Auckland, New Zealand's Emily Perkins makes two appearances at the Vancouver Writers Fest Sunday, Oct. 21: The Sunday Brunch, 11 a.m. at Performance Works (sold out) and 1: 30 p.m. at the Improv Centre. For full schedule visit writersfest. bc.ca.
A feckless father, sisters who share a lover and a New Zealand boy who runs away to join the circus: all are members of the unusual family at the heart of Emily Perkins' latest novel, The Forrests.
But according to the author, another important character plays a huge role in shaping the world of The Forrests: Time.
"I'm just fascinated by the way that we experience time," says Perkins, speaking by phone Monday from a hotel room in Dresden. "Sometimes it does seem very expanded and prolonged and sometimes it's enormously truncated."
Currently in Germany to attend the Frankfurt Book Fair, Perkins will touch down in Vancouver this weekend to appear at the Vancouver Writers Festival. The Forrests is Perkins' fourth novel, and follows her highly-acclaimed 2008 book, Novel About My Wife. That novel won the Believer Book Award and the Montana Book Award.
The Forrests follows the life of Dorothy Forrest, one of four children in a family who emigrate from New York to New Zealand in the early 1970s. Subsisting on the father's meager trust-fund allowance, the family leads an unstable, hardscrabble life as he tries without success to start an acting career in Auckland.
"I was interested in what happens in a family when the parents' relationship is such that they really can't live together and they really can't live apart," says Perkins. "The way that that does exclude children . . . particularly the older ones in The Forrests, they sort of bear the brunt of that."
The siblings' troubled upbringing continues to haunt them as they grow into adulthood, get married, have children of their own, enter middle age and then travel towards the end of life. Through it all, life never gets any easier, although it always continues to surprise.
Perkins doesn't focus on milestone events like first kisses, weddings, or births.

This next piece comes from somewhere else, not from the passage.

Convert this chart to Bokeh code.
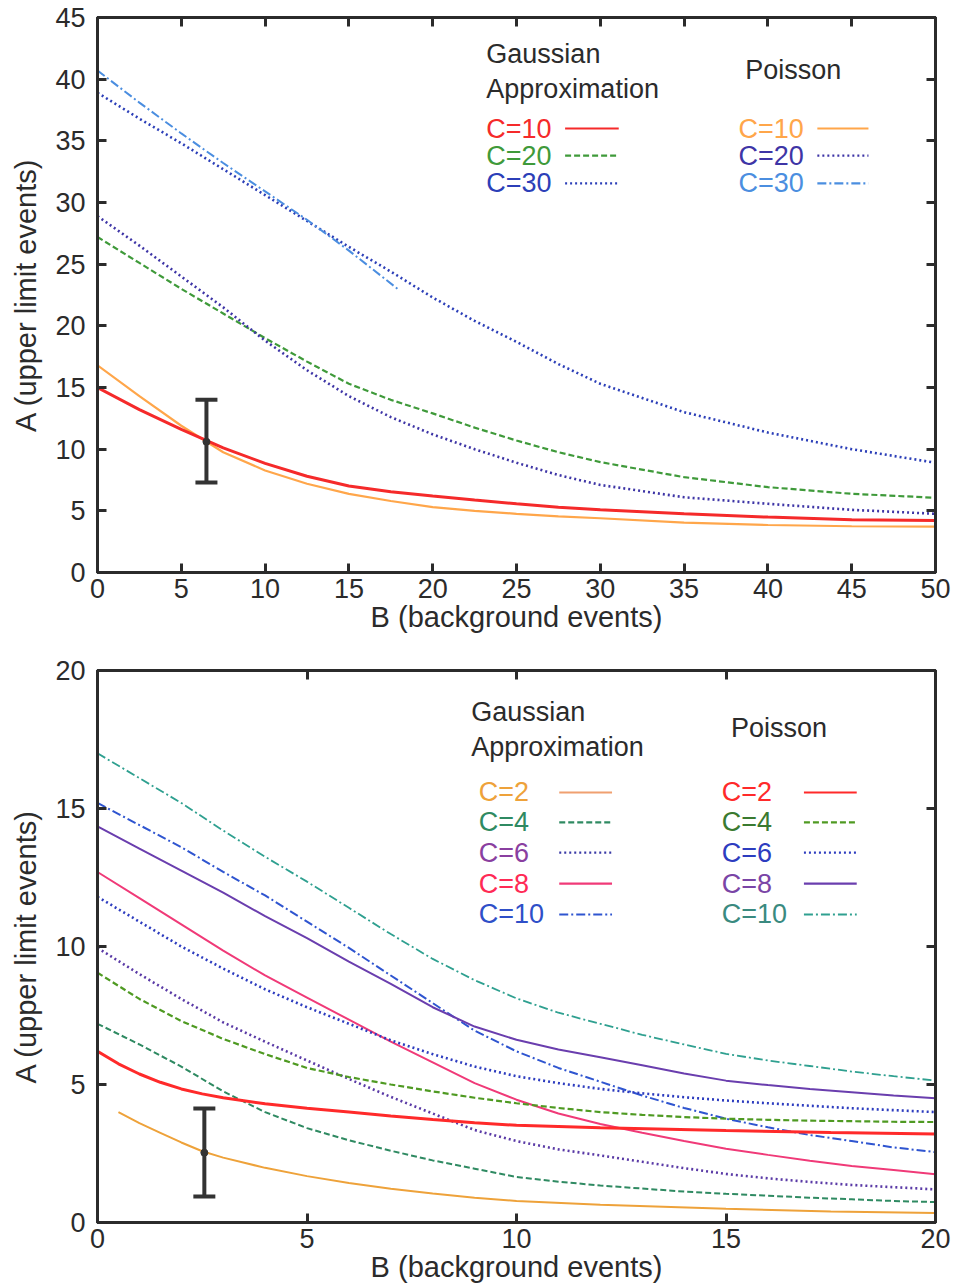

Instead, each chapter tells the story of a seemingly random chunk of the characters' lives, with months or years elapsing between each section.
Perkins says she was intent on "focusing on a particular moment, a particular kind of mood or experience, almost like a short story, and then discovering in that how it connects up with the other parts of the life."
Change and transformation - in personalities, relationships and financial and social status - is a central theme.
"Dorothy asks . . . 'Do you think people can really change?' and I think that's one of the questions of the book," says Perkins. "Are we living one existence that could be combined into a single narratives, or do we experience life as lots of miniature narratives? Are we different selves at different times?"
The two main characters, Dorothy and her sister Evelyn, end up living "non-heroic" lives as wives and mothers, which Perkins celebrates in intensely detailed, sensual passages. Her depictions of parenthood - equal parts anguish, boredom and ecstasy - are particularly apt.
"In my life it's been the most transformative experience," she says of becoming a parent. "It just opens your heart . . . it just cracks you wide open."
In her early 20s, Perkins left New Zealand for the U.K., a rite of passage for many young people who grow up in the small, isolated country. She ended up living in London for 11 years, where she was offered a publishing contract and her career as a writer took off. Perkins published two novels and two short stories while living in England's capital.
But in 2005 Perkins and her husband, also a New Zealander, returned home, compelled by the desire to offer their own three children the same "good New Zealand childhood" they'd experienced.
"There's a casualness and a relaxedness to life here that, having lived away, I see as a good thing," says Perkins. "Being able to quickly escape the city for "physical openness" and nature was also something that was not on offer in London.
"I think if we hadn't had the children, we might not have returned," says Perkins. "But I'm very glad we did, because it sort of felt like the right time in life in general."